Joshua Gans is a Professor of Strategic Management and holder of the Jeffrey S. Skoll Chair of Technical Innovation and Entrepreneurship at the Rotman School of Management, the University of Toronto (with a cross-appointment in the Department of Economics). Joshua is also Chief Economist of the University of Toronto's Creative Destruction Lab. Prior to 2011, he was the foundation Professor of Management (Information Economics) at the Melbourne Business School, University of Melbourne and before that, he was at the School of Economics, University of New South Wales. In 2011, Joshua was a visiting researcher at Microsoft Research (New England). Joshua holds a PhD from Stanford University and an honors degree in economics from the University of Queensland. In 2012, Joshua was appointed as a Research Associate of the NBER in the Productivity, Innovation and Entrepreneurship Program. Joshua is a Fellow of the Academy of the Social Sciences in Australia, a Distinguished Fellow of the Luohan Academy, a Senior Academic Fellow at the e61 Institute, a Research Fellow at FinTech@Cornell Initiative and a research affiliate at MIT’s Center for Digital Business.
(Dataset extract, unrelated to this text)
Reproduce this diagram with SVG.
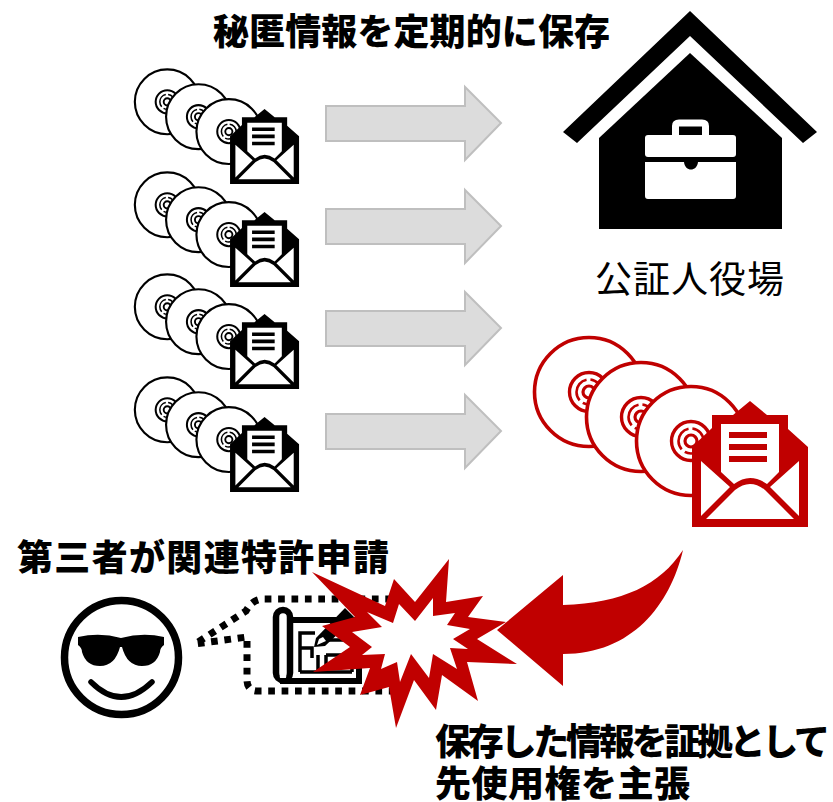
<svg xmlns="http://www.w3.org/2000/svg" width="833" height="802" viewBox="0 0 833 802">
<style>
text{font-family:"Noto Sans CJK JP","Noto Sans",sans-serif;fill:#000}
.b{font-weight:900;font-size:36px}
.arrow{fill:#dcdcdc;stroke:#bfbfbf;stroke-width:2}
.red{color:#c00000}
.blk{color:#000}
.ln{fill:none;stroke:#000;stroke-width:3.5}
</style>
<defs>
<g id="disc">
<circle r="54.5" fill="#fff" stroke="currentColor" stroke-width="3.6"/>
<circle r="19.5" fill="none" stroke="currentColor" stroke-width="3.4"/>
<circle r="12.5" fill="none" stroke="currentColor" stroke-width="2.6" stroke-dasharray="26 4"/>
<circle r="6" fill="none" stroke="currentColor" stroke-width="3.2"/>
</g>
<g id="mail">
<path fill="currentColor" d="M750 401L767 415H788V429L808 447V527H692V447L712 428V415H733Z"/>
<path fill="#fff" d="M721 424H779V472L767 484Q750 472 734 484L721 472Z"/>
<path fill="currentColor" d="M729 432H767V438H729ZM729 444H767V450H729ZM729 456H767V462H729Z"/>
<path fill="#fff" d="M701 461L730 487L701 516ZM799 461L770 487L799 516ZM706 519L735 490Q750 478 765 490L794 519Z"/>
</g>
<g id="set">
<use href="#disc" x="589" y="392"/>
<use href="#disc" x="641" y="417"/>
<use href="#disc" x="691" y="441"/>
<use href="#mail"/>
</g>
<g id="setS">
<use href="#disc" x="586.500" y="389"/>
<use href="#disc" x="639" y="414"/>
<use href="#disc" x="690" y="439"/>
<use href="#mail"/>
</g>
</defs>

<g id="connectors">
<path class="arrow" d="M326 106H465V87L501 123L465 160V141H326Z"/>
<path class="arrow" d="M326 209H465V190L501 226L465 263V244H326Z"/>
<path class="arrow" d="M326 311H465V292L501 328L465 365V346H326Z"/>
<path class="arrow" d="M326 414H465V395L501 431L465 468V449H326Z"/>
<path fill="#c00000" d="M497 630L563 575V605C623 603 660 585 683 550C670 605 632 654 563 654V686Z"/>
</g>

<g id="title"><text class="b" x="213" y="45" textLength="397" lengthAdjust="spacing">秘匿情報を定期的に保存</text></g>

<g id="set1" class="blk" transform="translate(-181.7 -129.6) scale(.595)"><use href="#setS"/></g>
<g id="set2" class="blk" transform="translate(-181.7 -26.6) scale(.595)"><use href="#setS"/></g>
<g id="set3" class="blk" transform="translate(-181.7 75.4) scale(.595)"><use href="#setS"/></g>
<g id="set4" class="blk" transform="translate(-181.7 178.4) scale(.595)"><use href="#setS"/></g>

<g id="office">
<path d="M690 11L817 132L803 143L690 36L577 143L563 132Z"/>
<path d="M690 53L782 138V229H599V138Z"/>
<rect x="645" y="135" width="91" height="22" rx="3" fill="#fff"/>
<path fill="#fff" d="M645 162H684C685 172 697 172 698 162H736V196Q736 199 733 199H648Q645 199 645 196Z"/>
<path d="M675.500 135V126Q675.500 123 679 123H702Q705.500 123 705.500 126V135" fill="none" stroke="#fff" stroke-width="7"/>
<text x="595" y="293" font-size="37" textLength="189" lengthAdjust="spacing">公証人役場</text>
</g>

<g id="evidence" class="red"><use href="#set"/></g>

<g id="applicant-label"><text class="b" x="17" y="571" textLength="372" lengthAdjust="spacing">第三者が関連特許申請</text></g>

<g id="person">
<circle cx="121.500" cy="657.500" r="57" fill="#fff" stroke="#000" stroke-width="7.500"/>
<path d="M78 637Q100 632 121 638Q143 632 164 637V645Q160 648 160 652Q156 666 142 666Q127 666 122 647H120Q115 666 100 666Q86 666 82 652Q82 648 78 645Z"/>
<path d="M91 682Q121 712 152 682" fill="none" stroke="#000" stroke-width="5.500" stroke-linecap="round"/>
</g>

<g id="patent">
<path d="M392 599H262Q252 600 246 611L195 644L247 637V680Q247 691 258 691H392" fill="none" stroke="#000" stroke-width="7" stroke-dasharray="6.700 6.700"/>
<rect x="276" y="610" width="14" height="70" rx="7" fill="#fff" stroke="#000" stroke-width="6.500"/>
<circle cx="283" cy="676" r="3.300" fill="#fff"/>
<path d="M292 620H359V681H280" fill="none" stroke="#000" stroke-width="6"/>
<path class="ln" d="M300 672V633H315M300 648H312V658M300 672H352M318 672V655M326 640H352M326 655H352V672M326 655V672"/>
<path d="M314 647L316 638L345 608L355 618L325 646Z" fill="#000"/>
<path d="M317 645L319 639L323 637L326 641Z" fill="#fff"/>
</g>

<g id="burst">
<path fill="#c00000" d="M312 572L385 606L394 579L415 602L449 559L446 602L483 596L468 617L506 622L477 639L517 664L467 662L478 701L442 675L436 710L414 680L396 728L389 687L360 695L370 668L313 672L350 647L322 626L355 617Z"/>
<path fill="#fff" d="M367 612L393 623L399 604L415 621L433 598L433 616L455 613L447 625L470 629L453 639L468 649L450 648L457 669L433 654L429 678L411 654L400 682L397 662L381 669L385 654L362 655L372 647L352 632L382 627Z"/>
</g>

<g id="claim">
<text class="b" x="435" y="755" textLength="395" lengthAdjust="spacing">保存した情報を証拠として</text>
<text class="b" x="435" y="797" textLength="255" lengthAdjust="spacing">先使用権を主張</text>
</g>
</svg>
At Rotman, he teaches MBA students entrepreneurial strategy. He has also co-authored (with Stephen King and Robin Stonecash) the Australasian edition of Greg Mankiw's Principles of Economics (published by Cengage), Core Economics for Managers (Cengage), Finishing the Job (MUP), Parentonomics (New South/MIT Press) and Information Wants to be Shared (Harvard Business Review Press) and The Disruption Dilemma (MIT Press, 2016); Scholarly Publishing and its Discontents (2017), Prediction Machines: The Simple Economics of Artificial Intelligence (HBR Press, 2018) and Innovation + Equality (MIT Press, 2019). His most recent books were The Pandemic Information Gap: The Brutal Economics of Covid-19 (MIT Press, 2020) and The Pandemic Information Solution: Overcoming the Brutal Economics of Covid-19 (Endeavor, 2021). In late 2022, he will publish Power & Prediction: The Disruptive Economics of Artificial Intelligence (HBR Press) and, in 2023, Entrepreneurship: A Strategic Approach (Norton).
While Joshua's research interests are varied, he has developed specialities in the nature of technological competition and innovation, economic growth, publishing economics, industrial organisation and regulatory economics. This has culminated in publications in the American Economic Review, Journal of Political Economy, RAND Journal of Economics, Journal of Economic Perspectives, Journal of Public Economics, and the Journal of Regulatory Economics. Joshua serves as the Department Editor (Business Strategy) of Management Science and an associate editor at the Journal of Industrial Economics and is on the editorial boards of the BE Journals of Economic Analysis and Policy, Economic Analysis and Policy, Games and the Review of Network Economics. In 2007, Joshua was awarded the Economic Society of Australia’s Young Economist Award. In 2008, Joshua was elected as a Fellow of the Academy of Social Sciences, Australia. Details of his research activities can be found here. In 2011, Joshua (along with Fiona Murray of MIT) received a grant for almost $1 million from the Sloan Foundation to explore the Economics of Knowledge Contribution and Distribution. In 2017, Joshua won the Roger Martin Award for Research Excellence at the Rotman School of Management. In 2019, Joshua was awarded the PURC Distinguished Service Award from the Public Utility Research Center at the University of Florida for his contributions to regulatory economics.
On the consulting side, Joshua is managing director of Core Economic Research and a Senior Consultant with Charles River Associates. In the past, Joshua has worked with several established consulting firms, including London Economics, Frontier Economic, Keystone Strategy and the Brattle Group. He has also been retained by the Australian Competition and Consumer Commission and the Federal Trade Commission, where he worked on expert testimony in several abuse of market power cases as well as on issues in telecommunications network competition. Overall his consulting experience covers intellectual property protection, energy (gas and electricity markets), telecommunications, financial services and banking, pharmaceuticals and rail transport.